**Directions:** Please copy out exactly, and only, the lines between the line with "Clone this chart in D3.js." and the line with "const sourceErrO = [3.0, 1.05, 1.5];", both included. Pictures are to be omitted.

**Extracted material:**
-- BEGIN --
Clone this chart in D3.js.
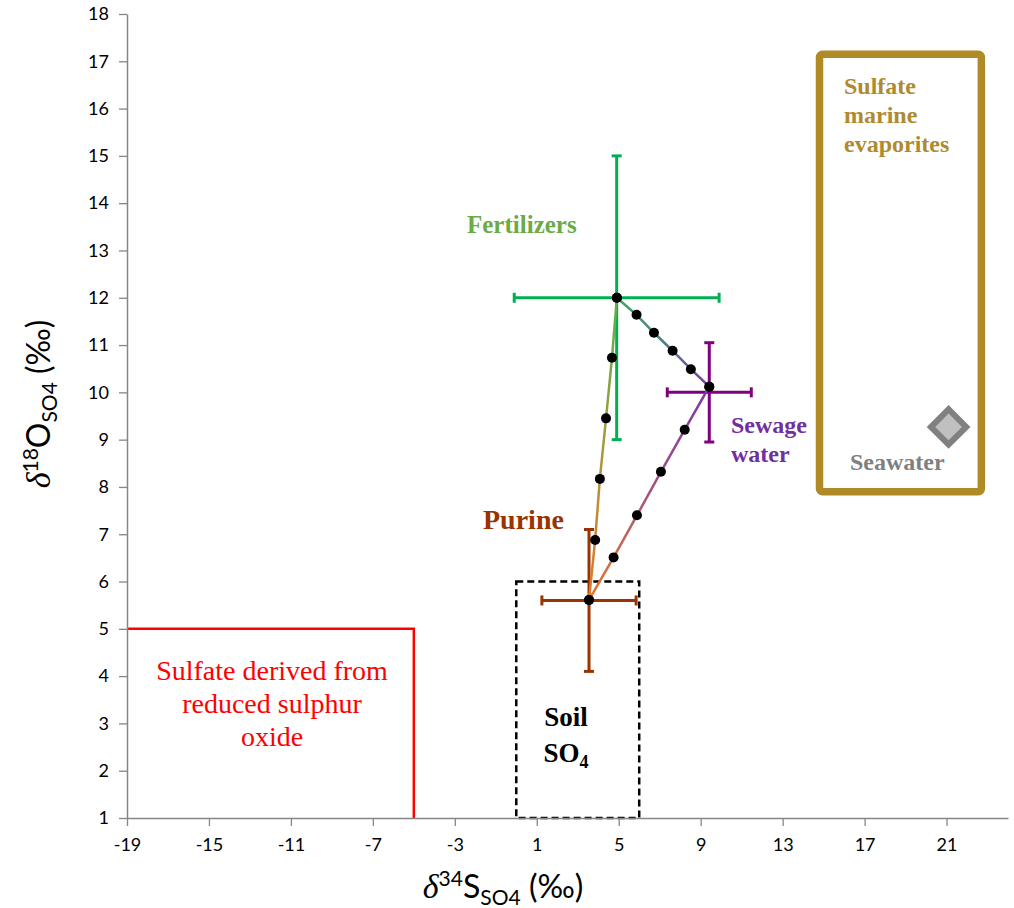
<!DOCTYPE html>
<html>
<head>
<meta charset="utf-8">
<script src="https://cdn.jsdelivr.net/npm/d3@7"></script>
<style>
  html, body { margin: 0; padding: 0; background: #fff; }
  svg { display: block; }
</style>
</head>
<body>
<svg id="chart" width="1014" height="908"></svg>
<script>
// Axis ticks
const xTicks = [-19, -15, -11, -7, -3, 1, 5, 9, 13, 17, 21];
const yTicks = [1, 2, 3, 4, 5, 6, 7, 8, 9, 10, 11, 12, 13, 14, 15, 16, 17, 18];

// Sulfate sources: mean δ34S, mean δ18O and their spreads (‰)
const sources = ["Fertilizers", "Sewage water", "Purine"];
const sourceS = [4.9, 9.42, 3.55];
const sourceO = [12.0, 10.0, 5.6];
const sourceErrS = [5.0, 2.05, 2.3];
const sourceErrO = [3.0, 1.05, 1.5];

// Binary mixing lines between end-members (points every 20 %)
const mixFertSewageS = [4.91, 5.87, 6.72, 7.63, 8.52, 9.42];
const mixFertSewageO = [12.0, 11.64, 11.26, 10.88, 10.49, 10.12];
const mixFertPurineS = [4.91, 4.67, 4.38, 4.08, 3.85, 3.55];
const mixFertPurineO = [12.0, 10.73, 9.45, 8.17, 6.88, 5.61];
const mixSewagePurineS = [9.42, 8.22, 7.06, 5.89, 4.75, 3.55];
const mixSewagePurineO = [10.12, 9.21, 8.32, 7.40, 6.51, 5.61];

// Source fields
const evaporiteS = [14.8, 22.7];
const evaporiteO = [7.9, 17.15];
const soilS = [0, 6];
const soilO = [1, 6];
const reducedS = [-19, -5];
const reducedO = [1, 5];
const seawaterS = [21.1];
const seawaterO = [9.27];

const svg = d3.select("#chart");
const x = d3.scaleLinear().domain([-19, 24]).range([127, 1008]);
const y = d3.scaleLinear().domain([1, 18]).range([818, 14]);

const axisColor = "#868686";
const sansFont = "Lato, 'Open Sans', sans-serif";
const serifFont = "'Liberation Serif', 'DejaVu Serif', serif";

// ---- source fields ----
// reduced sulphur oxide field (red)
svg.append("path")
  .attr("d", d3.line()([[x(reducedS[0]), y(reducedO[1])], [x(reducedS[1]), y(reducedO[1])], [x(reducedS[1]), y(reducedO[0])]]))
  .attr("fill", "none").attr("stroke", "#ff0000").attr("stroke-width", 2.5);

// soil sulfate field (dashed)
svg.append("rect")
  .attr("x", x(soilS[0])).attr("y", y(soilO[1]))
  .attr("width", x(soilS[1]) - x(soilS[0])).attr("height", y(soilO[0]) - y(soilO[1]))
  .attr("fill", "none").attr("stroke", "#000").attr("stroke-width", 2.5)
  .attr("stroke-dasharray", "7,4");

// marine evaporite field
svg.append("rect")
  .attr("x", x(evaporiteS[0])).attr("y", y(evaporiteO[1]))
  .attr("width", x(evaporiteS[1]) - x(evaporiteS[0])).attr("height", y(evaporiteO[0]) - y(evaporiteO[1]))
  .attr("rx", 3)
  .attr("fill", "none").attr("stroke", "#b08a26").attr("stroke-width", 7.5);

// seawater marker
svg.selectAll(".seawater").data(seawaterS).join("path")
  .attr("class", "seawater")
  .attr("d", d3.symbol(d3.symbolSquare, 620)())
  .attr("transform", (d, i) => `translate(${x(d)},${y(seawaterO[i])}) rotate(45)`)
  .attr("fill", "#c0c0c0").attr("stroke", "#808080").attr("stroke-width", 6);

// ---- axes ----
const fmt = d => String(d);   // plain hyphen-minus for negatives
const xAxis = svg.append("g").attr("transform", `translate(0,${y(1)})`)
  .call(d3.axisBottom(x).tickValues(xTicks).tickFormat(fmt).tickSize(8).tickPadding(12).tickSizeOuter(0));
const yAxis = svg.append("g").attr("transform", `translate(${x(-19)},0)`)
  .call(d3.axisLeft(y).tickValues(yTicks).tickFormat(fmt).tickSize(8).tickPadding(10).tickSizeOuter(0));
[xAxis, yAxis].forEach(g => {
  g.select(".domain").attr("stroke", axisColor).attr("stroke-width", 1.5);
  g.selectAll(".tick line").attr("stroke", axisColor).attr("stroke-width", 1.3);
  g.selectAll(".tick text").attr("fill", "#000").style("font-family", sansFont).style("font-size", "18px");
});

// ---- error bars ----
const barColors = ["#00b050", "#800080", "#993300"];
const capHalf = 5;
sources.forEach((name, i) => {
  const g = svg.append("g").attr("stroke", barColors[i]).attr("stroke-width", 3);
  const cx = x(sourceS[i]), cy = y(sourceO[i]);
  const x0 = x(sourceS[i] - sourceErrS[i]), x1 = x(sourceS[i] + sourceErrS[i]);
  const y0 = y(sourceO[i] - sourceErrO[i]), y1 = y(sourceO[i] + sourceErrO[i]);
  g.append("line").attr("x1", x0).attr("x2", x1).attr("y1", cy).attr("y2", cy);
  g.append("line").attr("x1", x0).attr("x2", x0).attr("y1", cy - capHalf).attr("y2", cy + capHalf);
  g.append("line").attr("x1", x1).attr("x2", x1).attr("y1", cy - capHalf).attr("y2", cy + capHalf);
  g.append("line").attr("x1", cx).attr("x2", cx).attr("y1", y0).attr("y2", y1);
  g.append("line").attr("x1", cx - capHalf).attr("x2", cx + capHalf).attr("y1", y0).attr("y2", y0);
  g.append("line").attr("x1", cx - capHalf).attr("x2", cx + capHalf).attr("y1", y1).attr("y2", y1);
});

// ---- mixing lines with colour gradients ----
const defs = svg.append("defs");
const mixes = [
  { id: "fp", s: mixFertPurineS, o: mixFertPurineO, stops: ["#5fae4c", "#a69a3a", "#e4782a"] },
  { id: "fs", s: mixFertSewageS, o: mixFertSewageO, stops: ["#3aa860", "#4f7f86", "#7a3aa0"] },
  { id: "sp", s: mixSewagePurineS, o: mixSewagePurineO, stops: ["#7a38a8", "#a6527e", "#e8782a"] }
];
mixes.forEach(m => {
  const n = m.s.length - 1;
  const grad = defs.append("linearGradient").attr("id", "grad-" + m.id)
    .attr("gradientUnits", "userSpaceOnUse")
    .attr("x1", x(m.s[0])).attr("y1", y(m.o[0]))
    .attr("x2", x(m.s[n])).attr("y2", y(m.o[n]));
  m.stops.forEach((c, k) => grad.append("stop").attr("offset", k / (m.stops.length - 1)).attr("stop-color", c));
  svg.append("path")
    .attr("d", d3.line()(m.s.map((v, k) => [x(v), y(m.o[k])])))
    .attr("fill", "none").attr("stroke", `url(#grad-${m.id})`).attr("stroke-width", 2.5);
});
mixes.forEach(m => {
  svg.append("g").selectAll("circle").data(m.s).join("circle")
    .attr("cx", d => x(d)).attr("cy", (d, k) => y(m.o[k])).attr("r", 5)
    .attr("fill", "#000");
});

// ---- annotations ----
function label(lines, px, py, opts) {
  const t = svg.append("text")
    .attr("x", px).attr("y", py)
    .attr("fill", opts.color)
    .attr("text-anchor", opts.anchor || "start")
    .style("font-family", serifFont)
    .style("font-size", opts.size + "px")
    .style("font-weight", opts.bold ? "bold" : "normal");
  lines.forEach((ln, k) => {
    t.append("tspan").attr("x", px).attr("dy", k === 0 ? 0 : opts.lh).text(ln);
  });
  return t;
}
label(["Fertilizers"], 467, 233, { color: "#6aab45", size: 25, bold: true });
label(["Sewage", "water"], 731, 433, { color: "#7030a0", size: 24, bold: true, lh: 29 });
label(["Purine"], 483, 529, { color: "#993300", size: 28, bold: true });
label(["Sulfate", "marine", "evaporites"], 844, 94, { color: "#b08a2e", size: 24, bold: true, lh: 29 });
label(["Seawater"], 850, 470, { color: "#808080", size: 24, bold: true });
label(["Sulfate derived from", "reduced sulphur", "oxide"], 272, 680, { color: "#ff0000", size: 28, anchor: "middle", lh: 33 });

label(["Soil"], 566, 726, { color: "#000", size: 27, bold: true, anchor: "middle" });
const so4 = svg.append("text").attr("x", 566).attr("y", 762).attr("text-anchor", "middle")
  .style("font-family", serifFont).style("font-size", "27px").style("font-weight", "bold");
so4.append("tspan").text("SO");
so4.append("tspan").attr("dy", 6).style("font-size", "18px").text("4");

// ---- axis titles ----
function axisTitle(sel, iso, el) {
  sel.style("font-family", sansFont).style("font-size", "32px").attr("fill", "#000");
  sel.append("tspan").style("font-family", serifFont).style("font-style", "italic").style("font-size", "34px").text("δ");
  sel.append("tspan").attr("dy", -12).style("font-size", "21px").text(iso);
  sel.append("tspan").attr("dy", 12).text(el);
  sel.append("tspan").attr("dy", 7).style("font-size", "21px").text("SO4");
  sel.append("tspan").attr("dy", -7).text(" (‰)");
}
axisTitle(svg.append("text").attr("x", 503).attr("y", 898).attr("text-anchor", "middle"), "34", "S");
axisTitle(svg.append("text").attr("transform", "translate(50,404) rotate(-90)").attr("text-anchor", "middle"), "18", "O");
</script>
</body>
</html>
-- END --
-- BEGIN --
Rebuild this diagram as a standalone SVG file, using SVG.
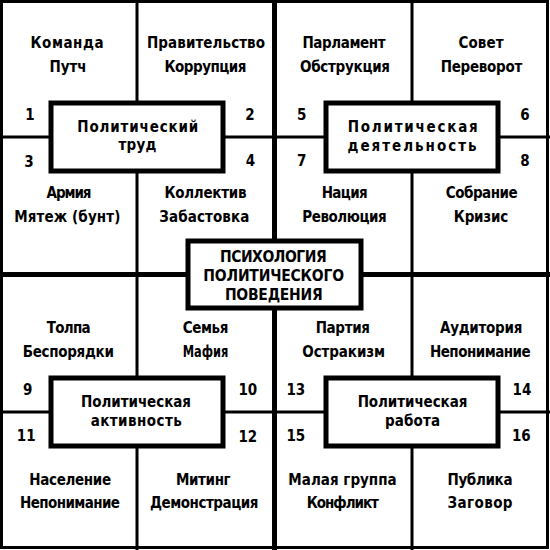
-- END --
**Answer to the exercise:**
Clone this chart in D3.js.
<!DOCTYPE html>
<html>
<head>
<meta charset="utf-8">
<script src="https://cdn.jsdelivr.net/npm/d3@7"></script>
<style>
  html, body { margin: 0; padding: 0; background: #fff; }
  svg { display: block; }
</style>
</head>
<body>
<svg id="chart" width="1014" height="908"></svg>
<script>
// Axis ticks
const xTicks = [-19, -15, -11, -7, -3, 1, 5, 9, 13, 17, 21];
const yTicks = [1, 2, 3, 4, 5, 6, 7, 8, 9, 10, 11, 12, 13, 14, 15, 16, 17, 18];

// Sulfate sources: mean δ34S, mean δ18O and their spreads (‰)
const sources = ["Fertilizers", "Sewage water", "Purine"];
const sourceS = [4.9, 9.42, 3.55];
const sourceO = [12.0, 10.0, 5.6];
const sourceErrS = [5.0, 2.05, 2.3];
const sourceErrO = [3.0, 1.05, 1.5];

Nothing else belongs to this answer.